The machine is also expected to reduce water consumption during haemodialysis sessions in comparison to the existing machines.
“Currently the machine is being developed at the organisation’s Bengaluru-based research and development set-up. This new portable haemodialysis machine will cater to the need of the region. This will be a boon for the people,” Milind Shah, managing director, India Medtronic, told IANS.
Recent studies stated that India imports roughly 70 percent of its medical devices from medically advanced countries such as the USA, the UK, Japan and China.
Shah, who is also the vice president for Medtronics South Asian region, said that Medtronics has also launched a product named Carelink, a bedside setup that allows the physician to remotely monitor an implant device in a secure mode via Internet. Through the device the patient is in contact with his physician 24/7 and information of any irregularity is sent to the doctor immediately.

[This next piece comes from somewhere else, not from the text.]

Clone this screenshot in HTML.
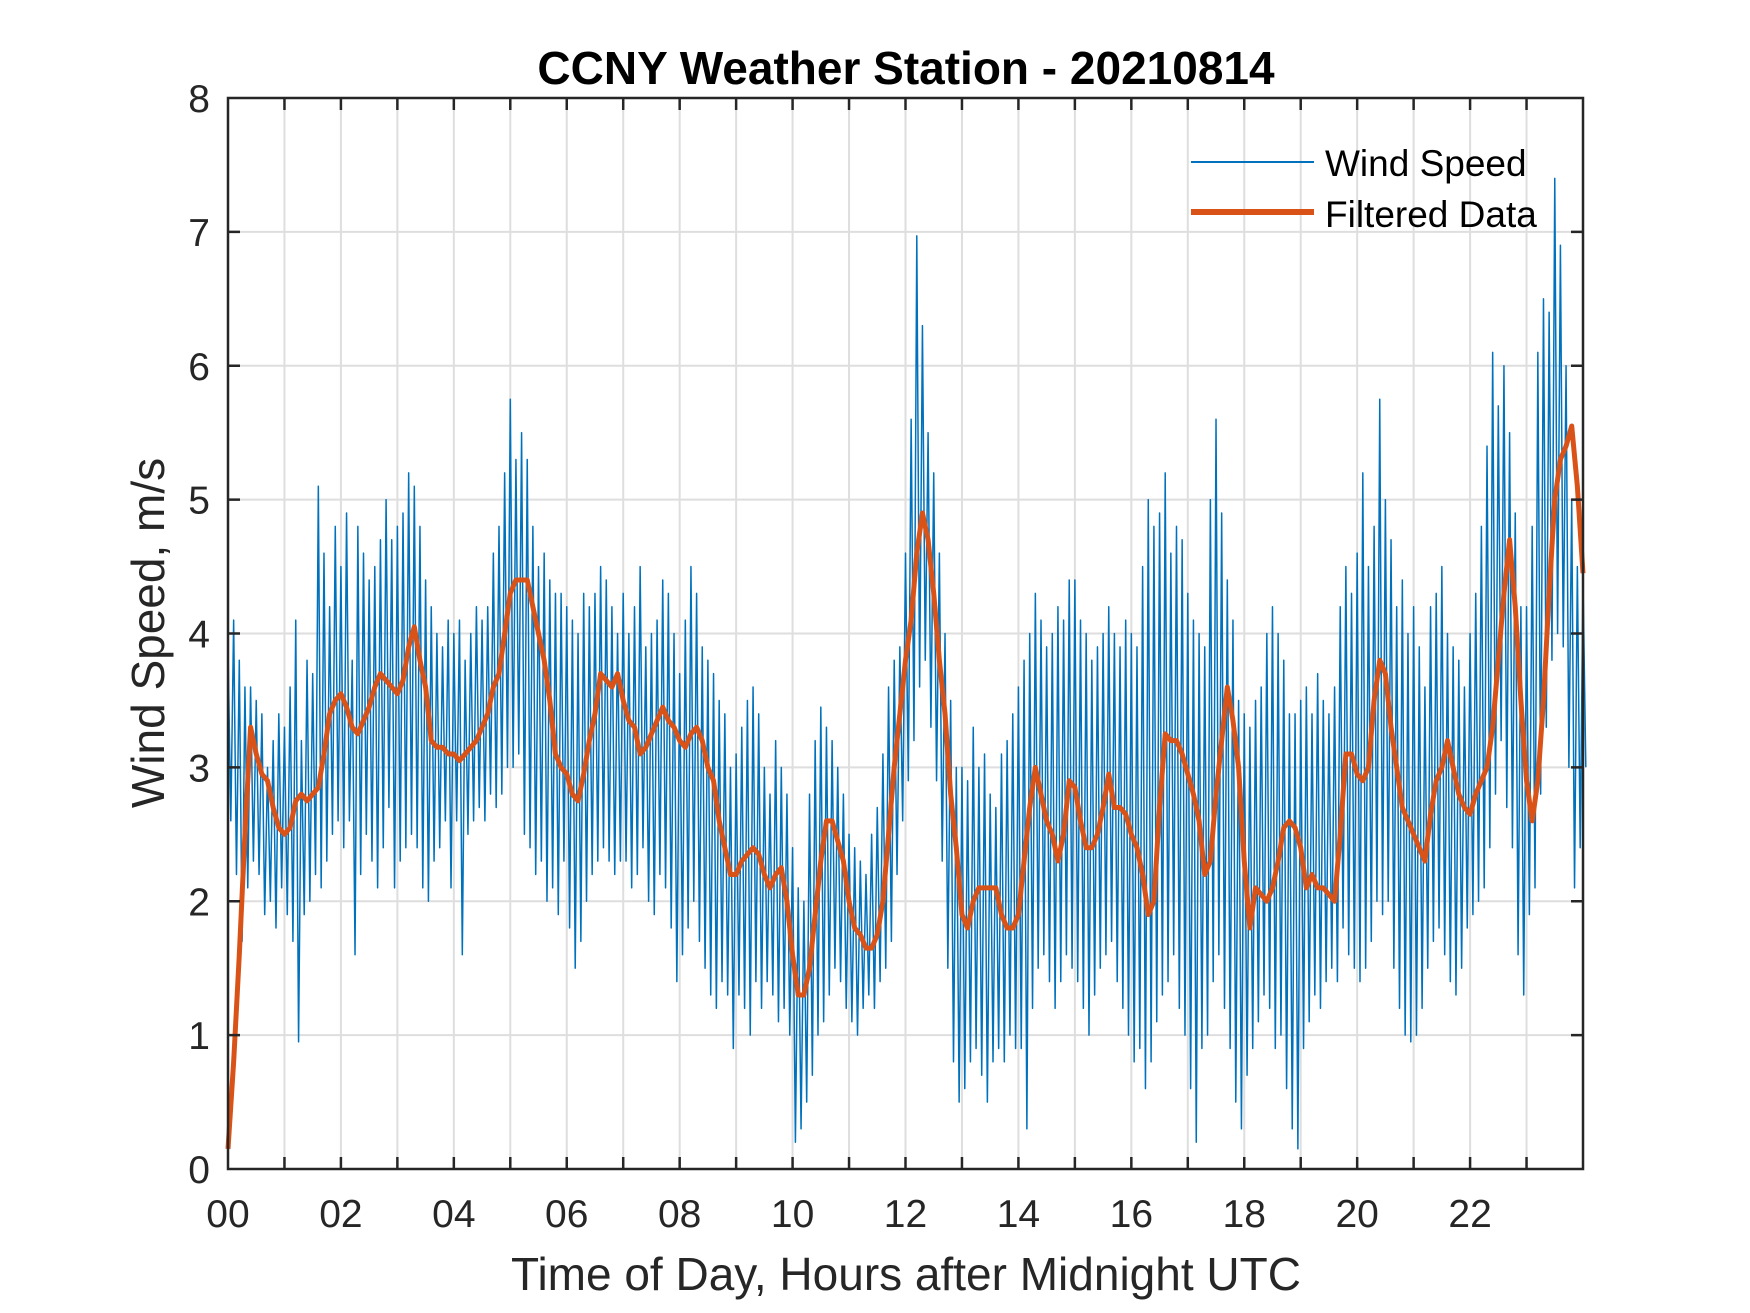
<!DOCTYPE html>
<html><head><meta charset="utf-8"><style>
html,body{margin:0;padding:0;background:#fff;}
svg{display:block;font-family:"Liberation Sans",Arial,sans-serif;}
</style></head><body>
<svg id="chart" width="1750" height="1313" viewBox="0 0 1750 1313" xmlns="http://www.w3.org/2000/svg">
<rect width="1750" height="1313" fill="#fff"/>
<g id="grid"></g>
<g id="series"></g>
<g id="axes"></g>
<text x="906" y="84" text-anchor="middle" font-size="46" font-weight="bold" fill="#000">CCNY Weather Station - 20210814</text>
<text x="906" y="1290" text-anchor="middle" font-size="46" fill="#262626">Time of Day, Hours after Midnight UTC</text>
<text transform="translate(164,633) rotate(-90)" text-anchor="middle" font-size="46" fill="#262626">Wind Speed, m/s</text>
<g>
<line x1="1191" y1="162" x2="1314" y2="162" stroke="#0072BD" stroke-width="2"/>
<text x="1325" y="176" font-size="37" fill="#000">Wind Speed</text>
<line x1="1191" y1="212" x2="1314" y2="212" stroke="#D95319" stroke-width="6"/>
<text x="1325" y="227" font-size="37" fill="#000">Filtered Data</text>
</g>
</svg>
<script>
const xTicks = [0,2,4,6,8,10,12,14,16,18,20,22];
const xTickLabels = ["00","02","04","06","08","10","12","14","16","18","20","22"];
const yTicks = [0,1,2,3,4,5,6,7,8];
const rawHi = [
3.9,4.1,3.8,3.6,3.6,3.5,3.4,3.0,3.2,3.4,
3.3,3.6,4.1,3.2,3.8,3.7,5.1,4.6,4.2,4.8,
4.5,4.9,3.8,4.8,4.6,4.4,4.5,4.7,5.0,4.7,
4.8,4.9,5.2,5.1,4.8,4.4,4.2,4.0,3.9,4.1,
4.0,4.1,3.8,4.0,4.2,4.1,4.2,4.6,4.8,5.2,
5.75,5.3,5.5,5.3,4.8,4.5,4.6,4.4,4.3,4.3,
4.2,4.1,4.0,4.3,4.2,4.3,4.5,4.4,4.2,4.0,
4.3,4.0,4.2,4.5,3.9,4.0,4.1,4.4,4.3,4.0,
3.7,4.1,4.5,4.3,3.9,3.8,3.7,3.5,3.4,3.0,
3.1,3.3,3.5,3.6,3.4,3.0,2.8,3.2,3.0,2.8,
2.4,2.1,2.0,2.8,3.2,3.45,3.3,3.2,3.0,2.8,
2.5,2.4,2.3,2.2,2.5,2.7,3.1,3.6,3.8,3.9,
4.6,5.6,6.97,6.3,5.5,5.2,4.6,4.0,3.5,3.0,
3.0,2.9,3.3,3.0,3.1,2.8,2.7,3.1,3.2,3.4,
3.6,3.8,4.0,4.3,4.1,3.9,4.0,4.2,4.1,4.4,
4.4,4.1,4.0,3.8,3.9,4.0,4.2,4.0,3.9,4.1,
4.0,3.9,4.5,5.0,4.8,4.9,5.2,4.6,4.8,4.7,
4.3,4.1,4.0,3.9,5.0,5.6,4.9,4.4,4.1,3.5,
3.4,3.3,3.5,3.6,4.0,4.2,4.0,3.8,3.4,3.4,
3.5,3.6,3.4,3.7,3.5,3.4,3.6,4.2,4.5,4.3,
4.6,5.2,4.5,4.8,5.75,5.0,4.7,4.2,4.4,4.0,
4.2,3.9,3.6,4.2,4.3,4.5,4.0,3.9,3.8,3.6,
4.0,4.3,4.8,5.4,6.1,5.7,6.0,5.5,4.9,4.2,
4.2,4.8,6.1,6.5,6.4,7.4,6.9,6.0,5.0,4.5,
4.4];
const rawLo = [
2.6,2.2,1.7,2.1,2.3,2.2,1.9,2.0,1.8,2.1,
1.9,1.7,0.95,1.9,2.0,2.2,2.1,2.3,2.5,2.6,
2.4,2.6,1.6,2.2,2.5,2.3,2.1,2.4,2.7,2.1,
2.3,2.4,2.5,2.4,2.1,2.0,2.3,2.4,2.6,2.1,
2.6,1.6,2.5,2.6,2.7,2.6,2.8,2.7,2.8,3.0,
3.0,3.1,2.5,2.4,2.2,2.3,2.0,2.1,1.9,2.3,
1.8,1.5,1.7,2.0,2.2,2.3,2.4,2.3,2.2,2.3,
2.3,2.1,2.2,2.4,2.0,1.9,2.2,2.1,1.8,1.4,
1.6,1.8,2.0,1.7,1.5,1.3,1.2,1.4,1.3,0.9,
1.3,1.2,1.0,1.4,1.2,1.4,1.3,1.1,1.2,1.0,
0.2,0.3,0.5,0.7,1.0,1.1,1.3,1.5,1.4,1.2,
1.1,1.0,1.2,1.3,1.2,1.4,1.5,1.7,2.2,2.6,
2.9,3.2,3.6,3.8,3.3,2.9,2.3,1.5,0.8,0.5,
0.6,0.8,0.9,0.7,0.5,0.8,0.9,0.8,1.0,0.9,
0.9,0.3,1.2,1.5,1.6,1.4,1.2,1.4,1.6,1.5,
1.4,1.2,1.0,1.3,1.5,1.6,1.7,1.4,1.2,1.0,
0.8,0.9,0.6,0.8,1.1,1.3,1.4,1.6,1.2,1.0,
0.6,0.2,0.9,1.0,1.4,1.6,1.2,0.9,0.5,0.3,
0.7,0.9,1.1,1.3,1.2,0.9,1.0,0.6,0.3,0.15,
0.9,1.1,1.3,1.2,1.4,1.5,1.4,1.8,1.6,1.5,
1.4,1.5,1.7,2.0,1.9,2.0,1.5,1.2,1.0,0.95,
1.0,1.2,1.5,1.7,1.8,1.6,1.4,1.3,1.5,1.8,
1.9,2.0,2.1,2.4,2.8,3.2,2.7,2.4,1.6,1.3,
1.9,2.1,2.8,3.3,3.8,4.0,3.9,3.0,2.1,2.4,
3.0];
const filtered = [
0.15,0.8,1.6,2.5,3.3,3.1,2.95,2.9,2.7,2.55,
2.5,2.55,2.75,2.8,2.75,2.8,2.85,3.1,3.4,3.5,
3.55,3.45,3.3,3.25,3.35,3.45,3.6,3.7,3.65,3.6,
3.55,3.65,3.9,4.05,3.8,3.6,3.2,3.15,3.15,3.1,
3.1,3.05,3.1,3.15,3.2,3.3,3.4,3.6,3.7,4.0,
4.3,4.4,4.4,4.4,4.2,4.0,3.8,3.5,3.1,3.0,
2.95,2.8,2.75,2.95,3.2,3.4,3.7,3.65,3.6,3.7,
3.5,3.35,3.3,3.1,3.15,3.25,3.35,3.45,3.35,3.3,
3.2,3.15,3.25,3.3,3.2,3.0,2.9,2.6,2.4,2.2,
2.2,2.3,2.35,2.4,2.35,2.2,2.1,2.2,2.25,2.0,
1.6,1.3,1.3,1.5,1.9,2.3,2.6,2.6,2.45,2.3,
2.0,1.8,1.75,1.65,1.65,1.75,2.0,2.5,3.0,3.4,
3.8,4.1,4.6,4.9,4.7,4.3,3.8,3.4,2.8,2.4,
1.9,1.8,2.0,2.1,2.1,2.1,2.1,1.9,1.8,1.8,
1.9,2.3,2.7,3.0,2.8,2.6,2.5,2.3,2.5,2.9,
2.85,2.6,2.4,2.4,2.5,2.7,2.95,2.7,2.7,2.65,
2.5,2.4,2.2,1.9,2.0,2.7,3.25,3.2,3.2,3.1,
2.95,2.8,2.6,2.2,2.3,2.8,3.2,3.6,3.35,3.0,
2.3,1.8,2.1,2.05,2.0,2.1,2.3,2.55,2.6,2.55,
2.4,2.1,2.2,2.1,2.1,2.05,2.0,2.5,3.1,3.1,
2.95,2.9,3.0,3.5,3.8,3.7,3.3,3.0,2.7,2.6,
2.5,2.4,2.3,2.65,2.9,3.0,3.2,3.0,2.8,2.7,
2.65,2.8,2.9,3.0,3.3,3.8,4.3,4.7,4.2,3.5,
2.9,2.6,2.9,3.5,4.3,5.0,5.3,5.4,5.55,5.1,
4.45];
const STEP = 0.1;

const L=228,R=1583,T=98,B=1169;
const xS = h => L + h/24*(R-L);
const yS = v => B - v/8*(B-T);
const NS="http://www.w3.org/2000/svg";
const grid=document.getElementById('grid'), axes=document.getElementById('axes'), series=document.getElementById('series');
function mk(tag,parent){const e=document.createElementNS(NS,tag);parent.appendChild(e);return e;}

for(let h=1;h<24;h++){
  const g=mk('line',grid);
  
  
  g.setAttribute('x1',xS(h));g.setAttribute('x2',xS(h));g.setAttribute('y1',T);g.setAttribute('y2',B);
  g.setAttribute('stroke','#dedede');g.setAttribute('stroke-width','2');
  for(const [y1,y2] of [[B,B-12],[T,T+12]]){
    const t=mk('line',axes);
    
    
    t.setAttribute('x1',xS(h));t.setAttribute('x2',xS(h));t.setAttribute('y1',y1);t.setAttribute('y2',y2);
    t.setAttribute('stroke','#262626');t.setAttribute('stroke-width','2.5');
  }
}
yTicks.forEach(v=>{
  if(v>0&&v<8){
    const g=mk('line',grid);
    
    
    g.setAttribute('x1',L);g.setAttribute('x2',R);g.setAttribute('y1',yS(v));g.setAttribute('y2',yS(v));
    g.setAttribute('stroke','#dedede');g.setAttribute('stroke-width','2');
    for(const [x1,x2] of [[L,L+12],[R,R-12]]){
      const t=mk('line',axes);
      
      
      t.setAttribute('x1',x1);t.setAttribute('x2',x2);t.setAttribute('y1',yS(v));t.setAttribute('y2',yS(v));
      t.setAttribute('stroke','#262626');t.setAttribute('stroke-width','2.5');
    }
  }
  const tx=mk('text',axes);
  
  
  tx.setAttribute('x',210);tx.setAttribute('y',yS(v)+14);tx.setAttribute('text-anchor','end');
  tx.setAttribute('font-size','39');tx.setAttribute('fill','#262626');tx.textContent=v;
});
xTicks.forEach((h,i)=>{
  const tx=mk('text',axes);
  
  
  tx.setAttribute('x',xS(h));tx.setAttribute('y',1227);tx.setAttribute('text-anchor','middle');
  tx.setAttribute('font-size','39');tx.setAttribute('fill','#262626');tx.textContent=xTickLabels[i];
});

let pts=[];
for(let i=0;i<rawHi.length;i++){
  pts.push(xS(i*STEP)+','+yS(rawHi[i]));
  if(i<rawLo.length) pts.push(xS(i*STEP+STEP/2)+','+yS(rawLo[i]));
}
const raw=mk('polyline',series);


raw.setAttribute('points',pts.join(' '));
raw.setAttribute('fill','none');raw.setAttribute('stroke','#0072BD');raw.setAttribute('stroke-width','1.5');raw.setAttribute('stroke-linejoin','round');

const fp=filtered.map((v,i)=>xS(i*STEP)+','+yS(v)).join(' ');
const fl=mk('polyline',series);


fl.setAttribute('points',fp);
fl.setAttribute('fill','none');fl.setAttribute('stroke','#D95319');fl.setAttribute('stroke-width','5');fl.setAttribute('stroke-linejoin','round');

const box=mk('rect',axes);


box.setAttribute('x',L);box.setAttribute('y',T);box.setAttribute('width',R-L);box.setAttribute('height',B-T);
box.setAttribute('fill','none');box.setAttribute('stroke','#262626');box.setAttribute('stroke-width','2.5');
</script>
</body></html>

Citing that the focus of Medtronic was to develop healthcare in India, he said people here were not aware of new medical technologies or even if they knew they intentionally didn’t want to access the technology considering it full of risk.
Shah said that affordability and accessibility to proper health care facilities is still a significant challenge in India.
“Rural India is often marginalised in terms of the availability of advanced medical facilities. Hence, there has been a significant increase in the number of patients suffering from cardiovascular diseases and end stage renal diseases in the rural areas,” he said.